Hello, I’m Charles Jones, retired Director of the KU Public Management Center and author of the 2022 Kansas novel The Illusion of Simple. I welcome this opportunity to discuss Sara Vowell’s The Wordy Shipmates as part of High Plains 2025 Radio Reader’s Book Club.
Sarah Vowell is a fifty-five year old Oklahoman, now New Yorker, who is small, pale, and favors black attire in a kind of Wednesday Addams cool. Her soft voice is girlishly high-pitched, so cartoonish that she provided the daughter’s voice in the successful animated film, The Incredibles. She is also keenly intelligent, endlessly curious, and possessed of a delightful sense of humor and literary grace. A true believer in American exceptionalism, she finds patriotic purpose in reminding her readers of both the best and worst in our national story.
In the Wordy Shipmates, Vowell turns her attention to the 1630 New World arrival of the Massachusetts Bay Colony, founders of what would become Boston.
Leading this courageous voyage from England is the attorney and inspiring Puritan leader John Winthrop. It was Winthrop who first coined the term “city on a hill,” a statement of religious providence intended to spark confidence and stamina among his followers as they braved starvation, frightful cold, disease, and other dangers.
Regrettably, real life has a way of undermining even the most noble aspirations. In contrast to Winthrop’s elevated rhetoric, the Massachusetts state motto came to express a more pragmatic reality, a harsher worldview: “By the sword we seek peace, but peace only under liberty.”
As it would turn out, peace was an inconstant companion during the colony’s difficult first decade. Relationships between the Pilgrims and indiginous tribes they encountered fluctuated between collaboration and flashes of terrible, and often disproportionate violence.
As for liberty, freedom of speech was often dependent upon exactly what was said, and by whom.
It was Winthrop’s mission to extend the Anglican church to the new continent, introducing Christianity to pagan people who obviously could use a little spiritual coaching. His equally devout founder and lifelong frenemy, Roger Williams, accepted Jesus into his heart but felt the Church’s oppressive hierarchy posed obstacles to the individual’s relationship with God. Their disagreement became so toxic that Winthrop and his allies banished Williams into the wilderness. So much for liberty. Eventually Williams founded the state of Rhode Island, a welcoming and tolerant settlement whose State motto consists of the single heartfelt and inclusive word: Hope.

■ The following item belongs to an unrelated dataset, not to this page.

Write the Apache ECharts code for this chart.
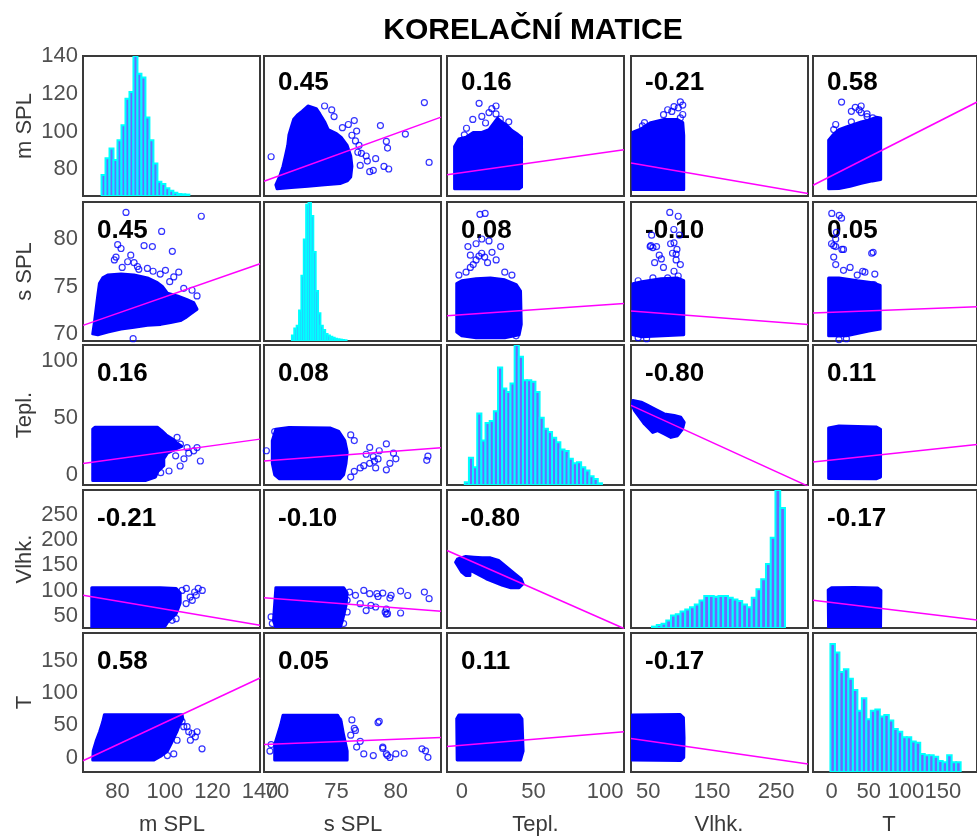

Walking us in painstaking detail through these early chapters of the American story, Sarah Vowell is a strong and charming presence. Her alternately sweet and sardonic narrative tells us who, among the Founders, she likes and dislikes and which events she cheers and abhors. Most importantly, Vowell explores how so many of those early Pilgrim seeds took root and grew into our national character.
The Wordy Shipmates is a compelling read in that its subject matter is too serious to be taken as strictly as humor…but it’s too funny and charming and moving to be dismissed as dry scholarship. This is the fourth or fifth of Sarah’s books that I have read. She never fails to provoke thought, her writing never fails to be accessible and endearing.
I count Sarah Vowell as one of the best friends I’ve never met. Read her once and you will, too.

Charles Forrest Jones lives with his wife and dogs in Lawrence, Kansas and Creede, Colorado. He has a BS in Biology from Kansas University, an MPA from Harvard University’s Kennedy School, and spent the majority of his professional life in public service. From 2003 to 2014, he served as Director of the Kansas University Public Management Center and taught MPA ethics and administration. Each of his academic courses included at least one reading to inspire creativity -- such as The Glass Castle or On Writing -- for public policy is rooted in the human condition. There is a place for the articulate, compelling, even beautiful.